If there is one thing you could say to oppressors of queer people, what would you say?
We exist, and no amount of denial or ignorance will ever change that. We won’t be silenced, and we won’t be erased. We will win and you will lose. Also, you’re boring and your shoes are ugly.
Are you optimistic about the future for queer people?
My optimism fluctuates on a daily basis, and today, I’m just tired – but that doesn’t mean there aren’t reasons for hope. What frustrates me is that our future doesn’t depend only on our decisions. Currently, we don’t have autonomy over our own narratives, and as a result, we don’t have autonomy over our own futures.

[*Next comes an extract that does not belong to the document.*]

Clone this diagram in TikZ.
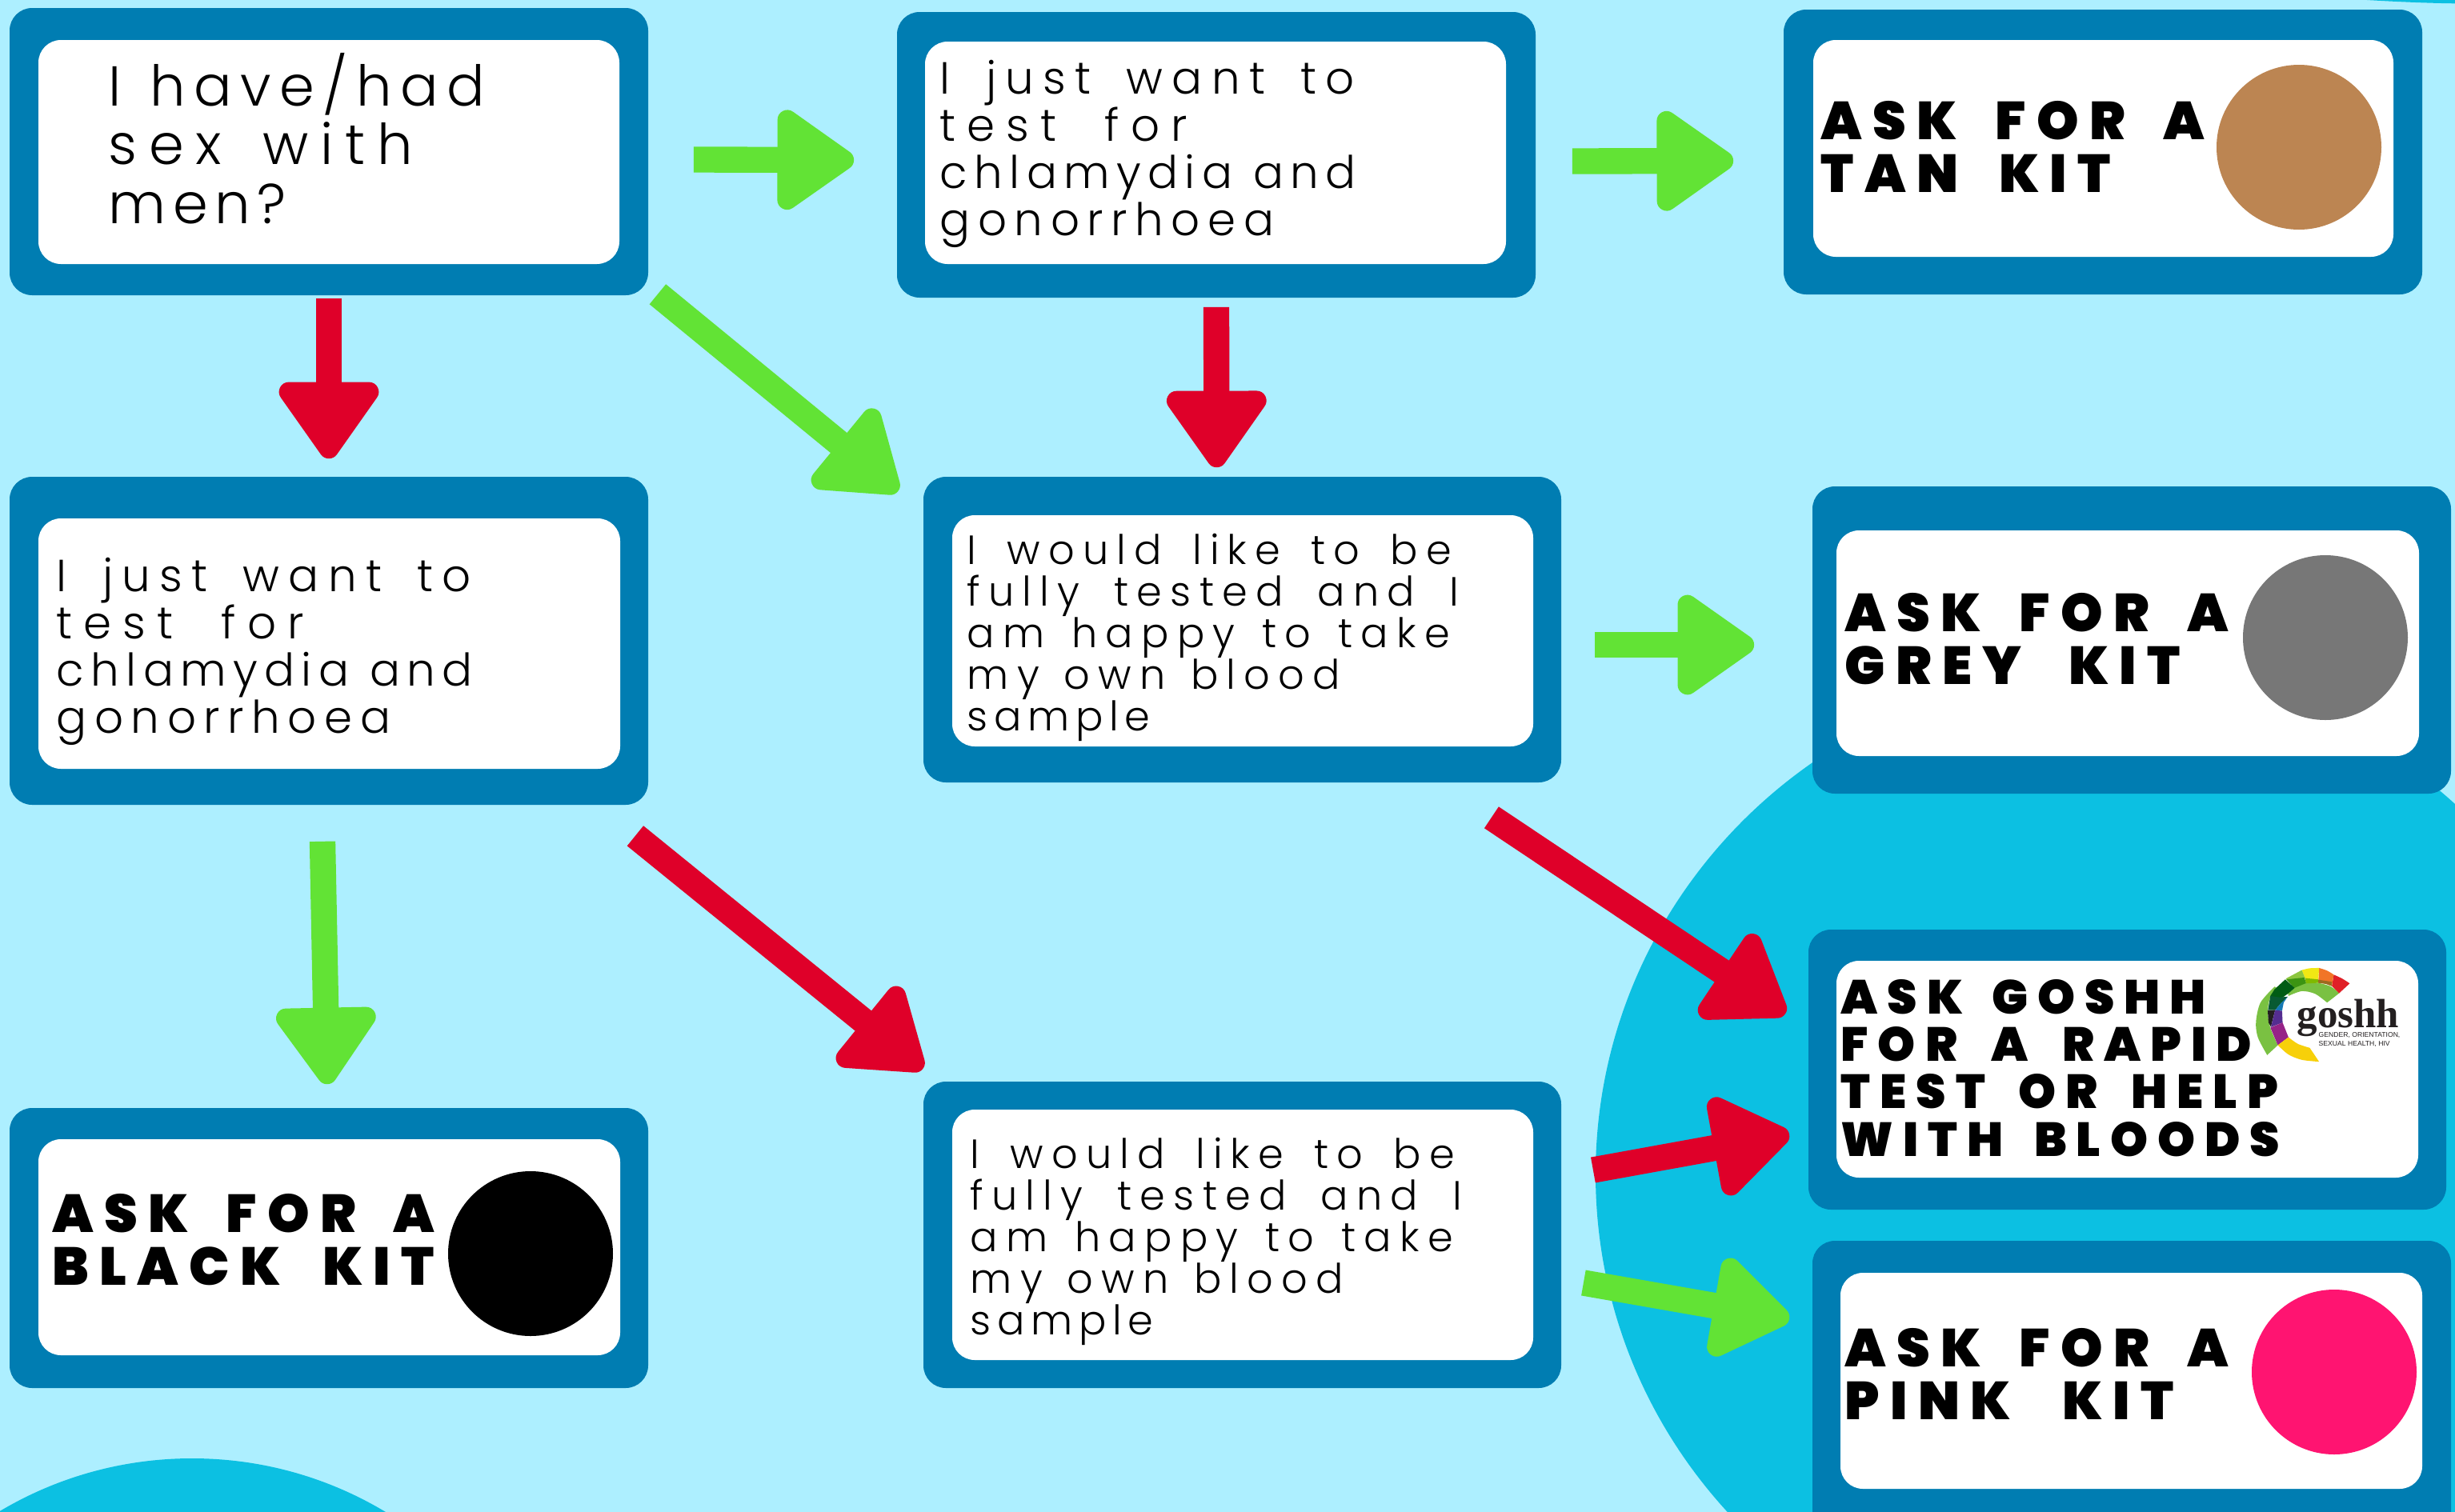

That being said, I know that this is changing. It’s changing because we persist in finding ways to be heard, to be seen, to be understood. Every day we fight for representation, for validation, and for respect. It’s really fucking heavy. I’ve only been out a year and I’m exhausted. The main thing that I’m optimistic about though is the increase in mainstream discussions around intersectionality. I see intersectionality becoming a fundamental foundation of conversations around marginalised issues and this is imperative in order to dismantle our common enemies: cis- supremacy, white supremacy, and the patriarchy amongst others. In order to eradicate one, we have to eradicate them all, and coming together against these will be our strongest weapon against oppression.